What you have to do.
Repeat the material exactly from its first line to the line that includes "const cells = ['NPr-EC', 'PC-3', 'DU145', 'LNCaP'];". Skip pictures.

Recorded data.
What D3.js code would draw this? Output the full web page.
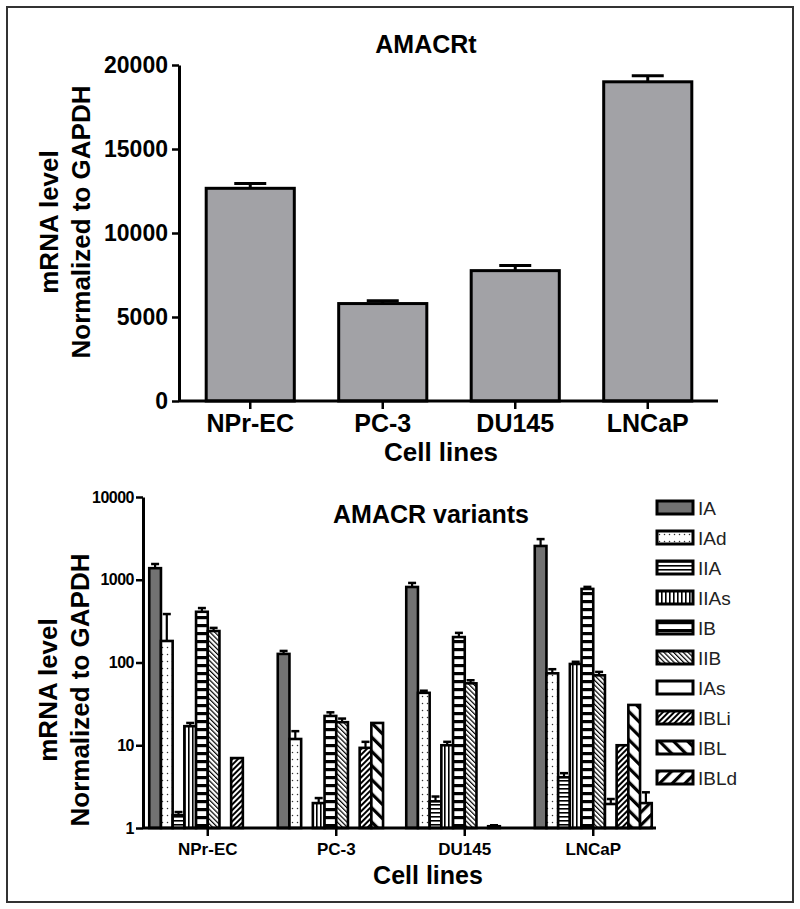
<!DOCTYPE html>
<html>
<head>
<meta charset="utf-8">
<script src="https://cdn.jsdelivr.net/npm/d3@7"></script>
<style>
  body { margin: 0; background: #fff; }
  svg text { font-family: "Liberation Sans", Arial, sans-serif; }
</style>
</head>
<body>
<div id="chart"></div>
<script>
// AMACR charts
const cells = ['NPr-EC', 'PC-3', 'DU145', 'LNCaP'];

// top: total AMACR
const totalVals = [12660, 5800, 7760, 19000];
const totalErr = [280, 160, 300, 360];
const totalTicks = [0, 5000, 10000, 15000, 20000];

// bottom: variants (null = no bar)
const variants = ['IA', 'IAd', 'IIA', 'IIAs', 'IB', 'IIB', 'IAs', 'IBLi', 'IBL', 'IBLd'];
const npreVals  = [1380, 182, 1.43, 17, 410, 240, null, 7.0, null, null];
const npreErr   = [170, 203, 0.13, 1.6, 45, 22, null, null, null, null];
const pc3Vals   = [127, 11.9, null, 2.0, 22.6, 19, null, 9.3, 18.6, null];
const pc3Err    = [11, 2.9, null, 0.3, 2.4, 2, null, 1.7, null, null];
const du145Vals = [818, 43, 2.1, 10, 203, 56, null, 1.05, null, null];
const du145Err  = [97, 2.6, 0.3, 1, 25, 5, null, 0.03, null, null];
const lncapVals = [2560, 74, 4.1, 96, 775, 70, 1.95, 10, 30.7, 2.0];
const lncapErr  = [540, 9, 0.5, 6, 45, 7, 0.29, null, null, 0.7];
const logTicks = [1, 10, 100, 1000, 10000];

const W = 800, H = 909;
const svg = d3.select('#chart').append('svg').attr('width', W).attr('height', H);

// outer frame
svg.append('rect').attr('x', 7).attr('y', 7).attr('width', 786).attr('height', 895)
  .attr('fill', 'none').attr('stroke', '#333').attr('stroke-width', 2);

// ---------- patterns ----------
// note: rotate(45) -> "/" lines, rotate(-45) -> "\" lines
const defs = svg.append('defs');
function pat(id, w, h, rot, draw) {
  const p = defs.append('pattern').attr('id', id)
    .attr('patternUnits', 'userSpaceOnUse').attr('width', w).attr('height', h);
  if (rot) p.attr('patternTransform', `rotate(${rot})`);
  p.append('rect').attr('width', w).attr('height', h).attr('fill', '#fff');
  draw(p);
}
pat('p-dots', 5, 7, 0, p => p.append('circle').attr('cx', 2.5).attr('cy', 3.5).attr('r', 0.75).attr('fill', '#333'));
pat('p-hthin', 4, 4, 0, p => p.append('rect').attr('y', 0).attr('width', 4).attr('height', 1.6).attr('fill', '#000'));
pat('p-vthin', 4, 4, 0, p => p.append('rect').attr('x', 0).attr('width', 1.6).attr('height', 4).attr('fill', '#000'));
pat('p-ladder', 8, 8, 0, p => p.append('rect').attr('y', 0).attr('width', 8).attr('height', 3.2).attr('fill', '#000'));
pat('p-diagthin', 3.4, 3.4, -45, p => p.append('rect').attr('width', 1.2).attr('height', 3.4).attr('fill', '#000'));
pat('p-diagdense', 4, 4, 45, p => p.append('rect').attr('width', 2).attr('height', 4).attr('fill', '#000'));
pat('p-diagwideB', 10, 10, -45, p => p.append('rect').attr('width', 3.2).attr('height', 10).attr('fill', '#000'));
pat('p-diagwideF', 9, 9, 45, p => p.append('rect').attr('width', 3.2).attr('height', 9).attr('fill', '#000'));

const fills = {
  IA: '#727272', IAd: 'url(#p-dots)', IIA: 'url(#p-hthin)', IIAs: 'url(#p-vthin)',
  IB: 'url(#p-ladder)', IIB: 'url(#p-diagthin)', IAs: '#fff', IBLi: 'url(#p-diagdense)',
  IBL: 'url(#p-diagwideB)', IBLd: 'url(#p-diagwideF)'
};

function styleAxis(g, fs) {
  g.selectAll('path.domain').attr('stroke', '#000').attr('stroke-width', 3);
  g.selectAll('.tick line').attr('stroke', '#000').attr('stroke-width', 2.5);
  g.selectAll('.tick text').attr('fill', '#000').style('font-weight', 'bold').style('font-size', fs + 'px');
}

// ---------- top chart ----------
const topG = svg.append('g');
const xT = d3.scaleBand().domain(cells).range([184, 714]).paddingInner(0.335).paddingOuter(0.1675);
const yT = d3.scaleLinear().domain([0, 20000]).range([401, 65]);

topG.selectAll('line.err').data(cells).join('line')
  .attr('x1', d => xT(d) + xT.bandwidth() / 2).attr('x2', d => xT(d) + xT.bandwidth() / 2)
  .attr('y1', (d, i) => yT(totalVals[i])).attr('y2', (d, i) => yT(totalVals[i] + totalErr[i]))
  .attr('stroke', '#000').attr('stroke-width', 3);
topG.selectAll('line.cap').data(cells).join('line')
  .attr('x1', d => xT(d) + xT.bandwidth() / 2 - 16).attr('x2', d => xT(d) + xT.bandwidth() / 2 + 16)
  .attr('y1', (d, i) => yT(totalVals[i] + totalErr[i])).attr('y2', (d, i) => yT(totalVals[i] + totalErr[i]))
  .attr('stroke', '#000').attr('stroke-width', 3);
topG.selectAll('rect.bar').data(cells).join('rect')
  .attr('x', d => xT(d)).attr('width', xT.bandwidth())
  .attr('y', (d, i) => yT(totalVals[i])).attr('height', (d, i) => yT(0) - yT(totalVals[i]))
  .attr('fill', '#a2a2a6').attr('stroke', '#000').attr('stroke-width', 3);

const gyT = topG.append('g').attr('transform', 'translate(179,0)')
  .call(d3.axisLeft(yT).tickValues(totalTicks).tickSize(7).tickSizeOuter(0).tickPadding(4).tickFormat(d3.format('d')));
styleAxis(gyT, 23);
const gxT = topG.append('g').attr('transform', 'translate(0,401)')
  .call(d3.axisBottom(xT).tickSize(8).tickSizeOuter(0).tickPadding(5));
gxT.select('path.domain').attr('d', 'M179,0H718');
styleAxis(gxT, 25);
gxT.selectAll('.tick text').attr('dy', '0.7em');

topG.append('text').attr('x', 426).attr('y', 53).attr('text-anchor', 'middle')
  .style('font-weight', 'bold').style('font-size', '25px').text('AMACRt');
topG.append('text').attr('x', 441).attr('y', 461).attr('text-anchor', 'middle')
  .style('font-weight', 'bold').style('font-size', '26px').text('Cell lines');
topG.append('text').attr('transform', 'translate(58,222) rotate(-90)').attr('text-anchor', 'middle')
  .style('font-weight', 'bold').style('font-size', '26px').text('mRNA level');
topG.append('text').attr('transform', 'translate(90,222) rotate(-90)').attr('text-anchor', 'middle')
  .style('font-weight', 'bold').style('font-size', '26px').text('Normalized to GAPDH');

// ---------- bottom chart ----------
const bot = svg.append('g');
const groups = [
  { cell: 'NPr-EC', vals: npreVals, err: npreErr },
  { cell: 'PC-3', vals: pc3Vals, err: pc3Err },
  { cell: 'DU145', vals: du145Vals, err: du145Err },
  { cell: 'LNCaP', vals: lncapVals, err: lncapErr }
];
const x0 = d3.scaleBand().domain(cells).range([143.5, 657.5]);
const x1 = d3.scaleBand().domain(variants).range([-58.5, 58.5]);
const yB = d3.scaleLog().domain([1, 10000]).range([828, 497]);

const items = [];
groups.forEach(g => g.vals.forEach((v, i) => {
  if (v != null) items.push({ cell: g.cell, s: variants[i], v: v, e: g.err[i] });
}));

const cx = d => x0(d.cell) + x0.bandwidth() / 2 + x1(d.s);
const errItems = items.filter(d => d.e != null);
bot.selectAll('line.err').data(errItems).join('line')
  .attr('x1', d => cx(d) + x1.bandwidth() / 2).attr('x2', d => cx(d) + x1.bandwidth() / 2)
  .attr('y1', d => yB(d.v)).attr('y2', d => yB(d.v + d.e))
  .attr('stroke', '#000').attr('stroke-width', 2.2);
bot.selectAll('line.cap').data(errItems).join('line')
  .attr('x1', d => cx(d) + x1.bandwidth() / 2 - 4).attr('x2', d => cx(d) + x1.bandwidth() / 2 + 4)
  .attr('y1', d => yB(d.v + d.e)).attr('y2', d => yB(d.v + d.e))
  .attr('stroke', '#000').attr('stroke-width', 2.5);
bot.selectAll('rect.bar').data(items).join('rect')
  .attr('x', d => cx(d)).attr('width', x1.bandwidth())
  .attr('y', d => yB(d.v)).attr('height', d => yB(1) - yB(d.v))
  .attr('fill', d => fills[d.s]).attr('stroke', '#000').attr('stroke-width', 2.6);

const gyB = bot.append('g').attr('transform', 'translate(143,0)')
  .call(d3.axisLeft(yB).tickValues(logTicks).tickSize(7).tickSizeOuter(0).tickPadding(2).tickFormat(d3.format('d')));
styleAxis(gyB, 16);
gyB.selectAll('.tick text').style('letter-spacing', '-0.5px');
const gxB = bot.append('g').attr('transform', 'translate(0,828)')
  .call(d3.axisBottom(x0).tickSize(8).tickSizeOuter(0).tickPadding(6));
gxB.select('path.domain').attr('d', 'M143,0H656');
styleAxis(gxB, 17);
gxB.selectAll('.tick text').attr('dy', '0.75em');

bot.append('text').attr('x', 431).attr('y', 523).attr('text-anchor', 'middle')
  .style('font-weight', 'bold').style('font-size', '25px').text('AMACR variants');
bot.append('text').attr('x', 428).attr('y', 884).attr('text-anchor', 'middle')
  .style('font-weight', 'bold').style('font-size', '25px').text('Cell lines');
bot.append('text').attr('transform', 'translate(57,690) rotate(-90)').attr('text-anchor', 'middle')
  .style('font-weight', 'bold').style('font-size', '26px').text('mRNA level');
bot.append('text').attr('transform', 'translate(89,690) rotate(-90)').attr('text-anchor', 'middle')
  .style('font-weight', 'bold').style('font-size', '26px').text('Normalized to GAPDH');

// legend
const leg = bot.append('g').attr('transform', 'translate(657,501)');
const legRows = leg.selectAll('g').data(variants).join('g')
  .attr('transform', (d, i) => `translate(0,${i * 30})`);
legRows.append('rect').attr('width', 36).attr('height', 13)
  .attr('fill', d => fills[d]).attr('stroke', '#000').attr('stroke-width', 3);
legRows.append('text').attr('x', 41).attr('y', 14).style('font-size', '19px').attr('fill', '#222').text(d => d);
</script>
</body>
</html>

Answer for this exercise.
What D3.js code would draw this? Output the full web page.
<!DOCTYPE html>
<html>
<head>
<meta charset="utf-8">
<script src="https://cdn.jsdelivr.net/npm/d3@7"></script>
<style>
  body { margin: 0; background: #fff; }
  svg text { font-family: "Liberation Sans", Arial, sans-serif; }
</style>
</head>
<body>
<div id="chart"></div>
<script>
// AMACR charts
const cells = ['NPr-EC', 'PC-3', 'DU145', 'LNCaP'];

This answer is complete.